Currency Markets in a Flux

Australian Dollar

The broader risk-off move that kicked in late last week has triggered currency sell-off in the EM complex while weighing negatively on risk currencies such as the Australian dollar. Add in the greenback   flexing its muscle on the back of mounting US rate hike speculation, and  it’s clear why the Aussie is struggling near .7600 this morning.  However,  the  Aussie is by no means out of the woods as there could be more pain delivered from this week’s Q3 CPI  print that could impact the odds of an RBA rate cut. The tail risk is that a weaker CPI will cause a deeper re-pricing on  RBA rate cut expectations, which would add further pressure to a  reeling Aussie dollar.

While the RBA have emphasised the importance of the national   CPI data, the expectation for a tepid print is running low on last week’s stronger-than-expected CPI data in New Zealand. So unless there is a major shocker to the downside, given the very limited expectations for any imminent change to RBA policy, the Aussie dollar should overcome this near-term hurdle.

RBA Governor Lowe said that “recent data suggest that the economy is adjusting reasonably well and he is watching employment and stability of financial system when setting rates. He said that inflation expectations have declined, but not at unprecedented lows; there is a need to guard against inflation expectations falling to land:”. My take is Dr Lowe is adopting Glenn Stevens moniker as the reluctant cutter, in the sense that interest  rates are already accommodative and there is little economic benefit gained by lowering rates at the risk of creating financial instability.

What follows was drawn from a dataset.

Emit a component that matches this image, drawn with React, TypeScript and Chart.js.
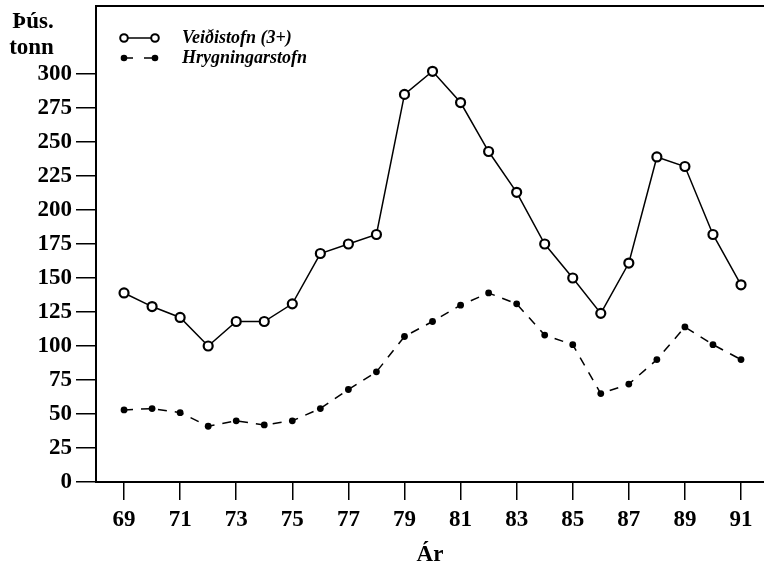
import React, { useEffect, useRef } from "react";
import { Chart, registerables } from "chart.js";

Chart.register(...registerables);

const years = [69, 70, 71, 72, 73, 74, 75, 76, 77, 78, 79, 80, 81, 82, 83, 84, 85, 86, 87, 88, 89, 90, 91];
const veidistofn = [139, 129, 121, 100, 118, 118, 131, 168, 175, 182, 285, 302, 279, 243, 213, 175, 150, 124, 161, 239, 232, 182, 145];
const hrygningarstofn = [53, 54, 51, 41, 45, 42, 45, 54, 68, 81, 107, 118, 130, 139, 131, 108, 101, 65, 72, 90, 114, 101, 90];
const xTickLabels = [69, 71, 73, 75, 77, 79, 81, 83, 85, 87, 89, 91];
const yTickLabels = [0, 25, 50, 75, 100, 125, 150, 175, 200, 225, 250, 275, 300];
const seriesNames = ["Veiðistofn (3+)", "Hrygningarstofn"];
const yUnitLines = ["Þús.", "tonn"];
const xTitle = "Ár";

const FAMILY = "'Liberation Serif', 'Times New Roman', serif";

const overlayPlugin = {
  id: "overlay",
  afterDraw(chart: any) {
    const ctx = chart.ctx;
    const { left, right, top } = chart.chartArea;
    ctx.save();
    // top frame line
    ctx.strokeStyle = "#000";
    ctx.lineWidth = 2;
    ctx.beginPath();
    ctx.moveTo(left, top);
    ctx.lineTo(right, top);
    ctx.stroke();

    // unit label
    ctx.fillStyle = "#000";
    ctx.font = `bold 23px ${FAMILY}`;
    ctx.textAlign = "center";
    ctx.textBaseline = "alphabetic";
    ctx.fillText(yUnitLines[0], 33, 28);
    ctx.fillText(yUnitLines[1], 31.5, 54);

    // legend
    const lx0 = 124;
    const lx1 = 155;
    const ly0 = 38;
    const ly1 = 58;
    ctx.lineWidth = 1.5;
    ctx.beginPath();
    ctx.moveTo(lx0, ly0);
    ctx.lineTo(lx1, ly0);
    ctx.stroke();
    ctx.lineWidth = 2;
    [lx0, lx1].forEach((x) => {
      ctx.beginPath();
      ctx.arc(x, ly0, 3.8, 0, Math.PI * 2);
      ctx.fillStyle = "#fff";
      ctx.fill();
      ctx.stroke();
    });
    ctx.lineWidth = 1.5;
    ctx.beginPath();
    ctx.moveTo(lx0, ly1);
    ctx.lineTo(lx0 + 9, ly1);
    ctx.moveTo(lx1 - 11, ly1);
    ctx.lineTo(lx1, ly1);
    ctx.stroke();
    ctx.fillStyle = "#000";
    [lx0, lx1].forEach((x) => {
      ctx.beginPath();
      ctx.arc(x, ly1, 3.3, 0, Math.PI * 2);
      ctx.fill();
    });
    ctx.font = `italic bold 18px ${FAMILY}`;
    ctx.textAlign = "left";
    ctx.textBaseline = "middle";
    ctx.fillText(seriesNames[0], 182, ly0);
    ctx.fillText(seriesNames[1], 182, ly1);
    ctx.restore();
  },
};

export default function App() {
  const canvasRef = useRef<HTMLCanvasElement | null>(null);

  useEffect(() => {
    if (!canvasRef.current) return;
    const tickFont = { family: FAMILY, size: 23, weight: "bold" as const };
    const chart = new Chart(canvasRef.current, {
      type: "line",
      data: {
        datasets: [
          {
            label: seriesNames[0],
            data: years.map((y, i) => ({ x: y, y: veidistofn[i] })),
            borderColor: "#000",
            borderWidth: 1.5,
            pointRadius: 4.5,
            pointBorderWidth: 2.2,
            pointBackgroundColor: "#fff",
            pointBorderColor: "#000",
            tension: 0,
          },
          {
            label: seriesNames[1],
            data: years.map((y, i) => ({ x: y, y: hrygningarstofn[i] })),
            borderColor: "#000",
            borderWidth: 1.5,
            borderDash: [9, 8],
            pointRadius: 3.4,
            pointBorderWidth: 0,
            pointBackgroundColor: "#000",
            pointBorderColor: "#000",
            tension: 0,
          },
        ],
      },
      options: {
        animation: false,
        responsive: true,
        maintainAspectRatio: false,
        layout: { autoPadding: false, padding: { top: 6, right: 0, bottom: 0, left: 0 } },
        plugins: {
          legend: { display: false },
          tooltip: { enabled: false },
        },
        scales: {
          x: {
            type: "linear",
            min: 68,
            max: 91.82,
            afterBuildTicks: (s: any) => {
              s.ticks = xTickLabels.map((v) => ({ value: v }));
            },
            afterFit: (s: any) => {
              s.height = 87;
              s.paddingLeft = 0;
              s.paddingRight = 0;
            },
            ticks: {
              font: tickFont,
              color: "#000",
              padding: 6,
              autoSkip: false,
              maxRotation: 0,
              callback: (v: any) => String(v),
            },
            grid: {
              drawOnChartArea: false,
              drawTicks: true,
              tickLength: 18,
              color: "#000",
              lineWidth: 1.5,
            },
            border: { display: true, color: "#000", width: 2 },
            title: {
              display: true,
              text: xTitle,
              font: tickFont,
              color: "#000",
              padding: { top: 0, bottom: 0 },
            },
          },
          y: {
            min: 0,
            max: 350,
            afterBuildTicks: (s: any) => {
              s.ticks = yTickLabels.map((v) => ({ value: v }));
            },
            afterFit: (s: any) => {
              s.width = 96;
              s.paddingTop = 0;
              s.paddingBottom = 0;
            },
            ticks: {
              font: tickFont,
              color: "#000",
              padding: 4,
              callback: (v: any) => String(v),
            },
            grid: {
              drawOnChartArea: false,
              drawTicks: true,
              tickLength: 20,
              color: "#000",
              lineWidth: 1.5,
            },
            border: { display: true, color: "#000", width: 2 },
          },
        },
      },
      plugins: [overlayPlugin],
    });
    return () => chart.destroy();
  }, []);

  return (
    <div style={{ position: "fixed", left: 0, top: 0, width: 764, height: 569, background: "#fff" }}>
      <canvas ref={canvasRef} />
    </div>
  );
}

Regardless of subtle shifts in the domestic economic landscape  International events, primary the US interest rate curve,  and the US election premium will continue driving  Aussie dollar sentiment.Currently, the US dollar is King as investors increase wagers on the likelihood the Federal Reserve Board are preparing to raise rates in December.  And while we’re entering a period of broader consolidation the potentially high volatility US election tail risk could be a massive game changer.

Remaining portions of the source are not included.